Special Stockholder Meetings. The Company’s amended and restated certificate of incorporation provides that only the chairman of its board of directors or its board of directors pursuant to a resolution adopted by a majority of the entire board of directors may call special meetings of the Company’s stockholders. Stockholders may not call special stockholder meetings.
Stockholder Action by Written Consent. The Company’s amended and restated certificate of incorporation expressly eliminates the right of its stockholders to act by written consent. Stockholder action must take place at the annual or a special meeting of the Company’s stockholders.
Requirements for Advance Notification of Stockholder Nominations and Proposals. The Company’s amended and restated bylaws establish advance notice procedures with respect to stockholder proposals and nomination of candidates for election as directors other than nominations made by or at the direction of its board of directors or a committee of its board of directors.
No Cumulative Voting. The DGCL provides that stockholders are denied the right to cumulate votes in the election of directors unless the company’s certificate of incorporation provides otherwise. The Company’s amended and restated certificate of incorporation does not provide for cumulative voting.
Undesignated Preferred Stock. The authority that the Company’s board of directors possesses to issue preferred stock could potentially be used to discourage attempts by third parties to obtain control of the Company through a merger, tender offer, proxy contest or otherwise by making such attempts more difficult or more costly. The Company’s board of directors may be able to issue preferred stock with voting rights or conversion rights that, if exercised, could adversely affect the voting power of the holders of common stock.
Limitations on Liability, Indemnification of Officers and Directors and Insurance
The DGCL authorizes corporations to limit or eliminate the personal liability of directors to corporations and their stockholders for monetary damages for breaches of directors’ fiduciary duties as directors, and the Company’s amended and restated certificate of incorporation includes such an exculpation provision.

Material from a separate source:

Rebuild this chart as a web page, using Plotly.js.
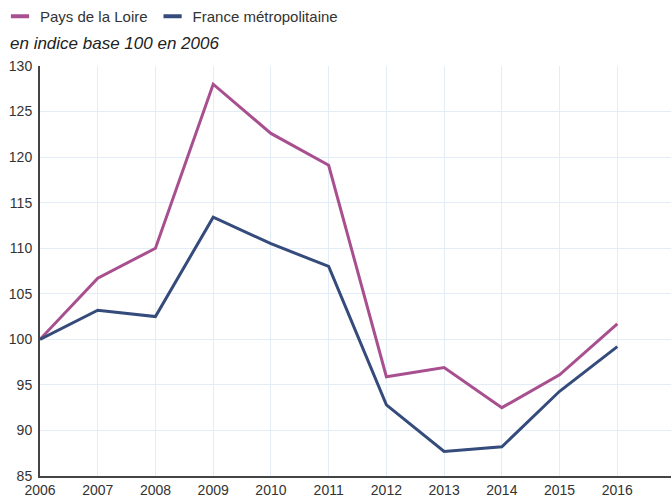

The Company’s amended and restated certificate of incorporation and bylaws include provisions that indemnify, to the fullest extent allowable under the DGCL, the personal liability of directors or officers for monetary damages for actions taken as a director or officer of the Company, or for serving at the Company’s request as a director or officer or another position at another corporation or enterprise, as the case may be. The Company’s amended and restated certificate of incorporation and bylaws also provide that the Company must indemnify and advance reasonable expenses to its directors and officers, subject to its receipt of an undertaking from the indemnified party as may be required under the DGCL. The Company’s amended and restated certificate of incorporation expressly authorize the Company to carry directors’ and officers’ insurance to protect the Company, its directors, officers and certain employees for some liabilities.

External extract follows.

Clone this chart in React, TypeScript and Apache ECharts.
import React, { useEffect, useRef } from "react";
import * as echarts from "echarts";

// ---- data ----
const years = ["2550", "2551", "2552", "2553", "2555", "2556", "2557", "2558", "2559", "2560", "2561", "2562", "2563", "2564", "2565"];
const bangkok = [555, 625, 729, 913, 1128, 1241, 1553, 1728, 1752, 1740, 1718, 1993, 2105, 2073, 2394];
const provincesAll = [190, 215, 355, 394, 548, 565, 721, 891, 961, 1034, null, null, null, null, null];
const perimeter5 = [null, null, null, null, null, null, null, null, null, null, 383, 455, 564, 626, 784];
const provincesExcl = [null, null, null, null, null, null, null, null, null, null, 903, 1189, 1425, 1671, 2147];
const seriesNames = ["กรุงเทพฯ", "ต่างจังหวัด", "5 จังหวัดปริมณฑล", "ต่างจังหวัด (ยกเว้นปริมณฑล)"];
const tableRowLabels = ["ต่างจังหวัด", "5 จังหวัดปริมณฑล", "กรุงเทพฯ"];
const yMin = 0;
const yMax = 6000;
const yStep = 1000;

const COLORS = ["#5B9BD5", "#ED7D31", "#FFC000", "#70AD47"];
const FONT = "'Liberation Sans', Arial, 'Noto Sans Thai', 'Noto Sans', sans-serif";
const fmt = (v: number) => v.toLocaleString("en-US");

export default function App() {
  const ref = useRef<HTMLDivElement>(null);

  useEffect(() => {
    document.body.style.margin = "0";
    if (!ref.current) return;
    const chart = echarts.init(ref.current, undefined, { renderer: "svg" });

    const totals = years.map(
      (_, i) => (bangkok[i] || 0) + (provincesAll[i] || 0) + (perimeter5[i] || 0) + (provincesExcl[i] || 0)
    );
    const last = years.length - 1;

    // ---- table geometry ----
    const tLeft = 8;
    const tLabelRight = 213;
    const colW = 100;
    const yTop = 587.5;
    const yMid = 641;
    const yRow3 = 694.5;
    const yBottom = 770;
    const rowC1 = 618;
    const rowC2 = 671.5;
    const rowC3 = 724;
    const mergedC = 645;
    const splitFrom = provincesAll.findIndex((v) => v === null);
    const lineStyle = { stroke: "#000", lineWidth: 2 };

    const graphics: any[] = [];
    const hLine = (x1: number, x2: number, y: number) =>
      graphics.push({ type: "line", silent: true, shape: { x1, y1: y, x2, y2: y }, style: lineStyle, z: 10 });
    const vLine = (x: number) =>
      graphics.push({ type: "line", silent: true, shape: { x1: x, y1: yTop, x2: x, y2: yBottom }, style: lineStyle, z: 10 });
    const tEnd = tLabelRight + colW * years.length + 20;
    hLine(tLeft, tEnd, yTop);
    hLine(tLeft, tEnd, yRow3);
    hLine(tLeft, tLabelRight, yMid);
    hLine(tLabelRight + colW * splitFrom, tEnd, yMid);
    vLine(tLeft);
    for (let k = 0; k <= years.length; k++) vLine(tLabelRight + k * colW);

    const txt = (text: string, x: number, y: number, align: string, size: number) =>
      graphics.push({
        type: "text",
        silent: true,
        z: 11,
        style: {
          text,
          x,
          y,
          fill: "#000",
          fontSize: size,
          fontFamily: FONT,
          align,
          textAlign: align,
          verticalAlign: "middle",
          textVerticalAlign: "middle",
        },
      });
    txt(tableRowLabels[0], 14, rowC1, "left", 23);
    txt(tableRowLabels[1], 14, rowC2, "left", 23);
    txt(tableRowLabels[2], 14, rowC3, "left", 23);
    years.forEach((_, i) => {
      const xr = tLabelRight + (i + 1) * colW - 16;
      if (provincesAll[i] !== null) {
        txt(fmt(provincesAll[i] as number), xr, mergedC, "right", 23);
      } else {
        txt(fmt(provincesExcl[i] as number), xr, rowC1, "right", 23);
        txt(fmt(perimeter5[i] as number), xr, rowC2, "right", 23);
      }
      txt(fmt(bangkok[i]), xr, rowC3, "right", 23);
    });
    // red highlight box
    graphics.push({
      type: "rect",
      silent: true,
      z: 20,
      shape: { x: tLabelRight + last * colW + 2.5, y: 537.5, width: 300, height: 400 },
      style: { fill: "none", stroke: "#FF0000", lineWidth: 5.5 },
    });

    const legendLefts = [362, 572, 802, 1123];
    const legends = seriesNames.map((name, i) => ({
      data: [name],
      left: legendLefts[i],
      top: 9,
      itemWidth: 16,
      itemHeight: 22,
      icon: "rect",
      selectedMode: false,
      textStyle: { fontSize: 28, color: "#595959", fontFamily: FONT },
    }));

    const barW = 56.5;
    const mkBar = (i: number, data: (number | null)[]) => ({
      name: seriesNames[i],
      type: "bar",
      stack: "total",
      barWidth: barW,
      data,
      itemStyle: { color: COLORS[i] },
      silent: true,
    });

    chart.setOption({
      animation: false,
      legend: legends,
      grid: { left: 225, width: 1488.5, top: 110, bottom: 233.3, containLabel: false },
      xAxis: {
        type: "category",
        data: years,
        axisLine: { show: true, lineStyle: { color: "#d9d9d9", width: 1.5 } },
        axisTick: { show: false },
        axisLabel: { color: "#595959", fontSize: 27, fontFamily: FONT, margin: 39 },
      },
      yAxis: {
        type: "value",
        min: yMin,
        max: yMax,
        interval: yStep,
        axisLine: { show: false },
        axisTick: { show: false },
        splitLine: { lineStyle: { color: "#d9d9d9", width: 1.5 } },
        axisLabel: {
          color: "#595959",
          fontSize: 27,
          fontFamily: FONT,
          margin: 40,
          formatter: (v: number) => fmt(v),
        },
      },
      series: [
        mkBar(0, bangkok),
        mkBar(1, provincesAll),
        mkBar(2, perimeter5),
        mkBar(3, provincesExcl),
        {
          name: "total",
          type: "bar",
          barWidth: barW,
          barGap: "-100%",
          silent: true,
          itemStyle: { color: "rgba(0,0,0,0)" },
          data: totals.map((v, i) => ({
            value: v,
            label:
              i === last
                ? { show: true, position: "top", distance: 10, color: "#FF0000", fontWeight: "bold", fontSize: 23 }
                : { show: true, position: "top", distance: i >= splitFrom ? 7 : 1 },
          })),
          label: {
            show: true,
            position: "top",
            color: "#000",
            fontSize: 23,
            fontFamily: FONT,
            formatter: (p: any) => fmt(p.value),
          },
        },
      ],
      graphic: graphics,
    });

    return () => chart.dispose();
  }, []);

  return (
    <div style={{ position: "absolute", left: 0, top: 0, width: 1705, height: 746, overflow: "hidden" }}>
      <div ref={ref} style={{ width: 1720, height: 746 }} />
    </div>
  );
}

The limitation of liability and indemnification provisions that are in the Company’s amended and restated certificate of incorporation and bylaws may discourage stockholders from bringing a lawsuit against directors for breach of their fiduciary duty. These provisions may also have the effect of reducing the likelihood of derivative litigation against the Company’s directors and officers, even though such an action, if successful, might otherwise benefit the Company and its stockholders. However, these provisions do not limit or eliminate the Company’s rights, or those of any stockholder, to seek non-monetary relief such as injunction or rescission in the event of a breach of a director’s duty of care. The provisions do not alter the liability of directors under the federal securities laws. In addition, your investment may be adversely affected to the extent that, in a class action or direct suit, the Company pays the costs of settlement and damage awards against directors and officers pursuant to these indemnification provisions. There is currently no pending material litigation or proceeding against any of the Company’s directors, officers or employees for which indemnification is sought.

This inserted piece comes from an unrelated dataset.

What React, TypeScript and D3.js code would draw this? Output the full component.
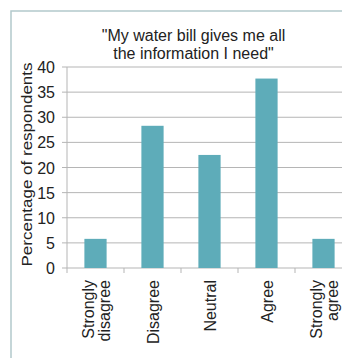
import React from "react";
import * as d3 from "d3";

const categories = [["Strongly", "disagree"], ["Disagree"], ["Neutral"], ["Agree"], ["Strongly", "agree"]];
const values = [5.8, 28.3, 22.5, 37.7, 5.8];
const yTicks = [0, 5, 10, 15, 20, 25, 30, 35, 40];
const titleLines = ['"My water bill gives me all', 'the information I need"'];
const yTitle = "Percentage of respondents";

const W = 342;
const H = 358;
const left = 67;
const right = 352;
const top = 67;
const bottom = 268;
const font = "Liberation Sans, Arial, sans-serif";

export default function App() {
  const keys = categories.map((c) => c.join(" "));
  const x = d3.scaleBand<string>().domain(keys).range([left, right]).paddingInner(0.61).paddingOuter(0.305);
  const xb = d3.scaleBand<string>().domain(keys).range([left, right]);
  const y = d3.scaleLinear().domain([0, 40]).range([bottom, top]);

  return (
    <svg width={W} height={H} style={{ position: "absolute", left: 0, top: 0 }} fontFamily={font}>
      <rect x={0} y={0} width={W} height={H} fill="#fff" />
      <rect x={11} y={11} width={W + 20} height={H + 20} fill="#fff" stroke="#b3c9cc" strokeWidth={1.5} />
      {titleLines.map((t, i) => (
        <text key={i} x={193.5} y={41 + i * 18} textAnchor="middle" fontSize={16} fill="#222">
          {t}
        </text>
      ))}
      {yTicks.map((t) => (
        <g key={t}>
          <line x1={left} x2={right} y1={y(t)} y2={y(t)} stroke="#b5b5b5" strokeWidth={1} />
          <line x1={left - 5} x2={left} y1={y(t)} y2={y(t)} stroke="#b5b5b5" strokeWidth={1} />
          <text x={left - 12} y={y(t) + 6} textAnchor="end" fontSize={16} fill="#222">
            {t}
          </text>
        </g>
      ))}
      <line x1={left} x2={left} y1={top} y2={bottom} stroke="#b5b5b5" strokeWidth={1} />
      {keys.map((k, i) => (
        <rect key={k} x={x(k)} y={y(values[i])} width={x.bandwidth()} height={bottom - y(values[i])} fill="#5eacb9" />
      ))}
      {keys.map((k) => (
        <line key={"t" + k} x1={xb(k) ?? 0} x2={xb(k) ?? 0} y1={bottom} y2={bottom + 5} stroke="#b5b5b5" />
      ))}
      {categories.map((lines, i) => {
        const cx = (xb(keys[i]) ?? 0) + xb.bandwidth() / 2;
        return (
          <text key={"l" + i} transform={`translate(${cx},280) rotate(-90)`} textAnchor="end" fontSize={16} fill="#222">
            {lines.map((ln, j) => (
              <tspan key={j} x={0} y={(j - (lines.length - 1) / 2) * 16 + 6}>
                {ln}
              </tspan>
            ))}
          </text>
        );
      })}
      <text
        transform={`translate(32,164.5) rotate(-90)`}
        textAnchor="middle"
        fontSize={15}
        textLength={204}
        lengthAdjust="spacingAndGlyphs"
        fill="#222"
      >
        {yTitle}
      </text>
    </svg>
  );
}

The Company’s amended and restated certificate of incorporation provides that unless the board of directors otherwise determines, the Court of Chancery of the State of Delaware is the sole and exclusive forum for any derivative action or proceeding brought on behalf of the Company, any action asserting a claim of breach of a fiduciary duty owed by any director or officer of the Company to the Company or Company’s stockholders, creditors or other constituents, any action asserting a claim against the Company or any director or officer of the Company arising pursuant to any provision of the DGCL or the Company’s amended and restated certificate of incorporation or bylaws, or any action asserting a claim against the Company or any director or officer of the Company governed by the internal affairs doctrine. However, if the Court of Chancery of the State of Delaware dismisses any such action for lack of subject matter jurisdiction, the action may be brought in another court sitting in the State of Delaware. Although the Company’s amended and restated certificate of incorporation includes this exclusive forum provision, it is possible that a court could rule that this provision is inapplicable or unenforceable.
Authorized but Unissued Shares
The Company’s authorized but unissued shares of common stock and preferred stock are available for future issuance without approval. The Company may use additional shares for a variety of purposes, including future public offerings to raise additional capital, to fund acquisitions and as employee compensation. The existence of authorized but unissued shares of common stock and preferred stock could render more difficult or discourage an attempt to obtain control of the Company by means of a proxy contest, tender offer, merger or otherwise.
The Company’s shares of common stock are listed on the New York Stock Exchange under the symbol “RYAM.”
Transfer Agent and Registrar
The transfer agent and registrar for the Company’s common stock is Computershare Trust Company, N.A.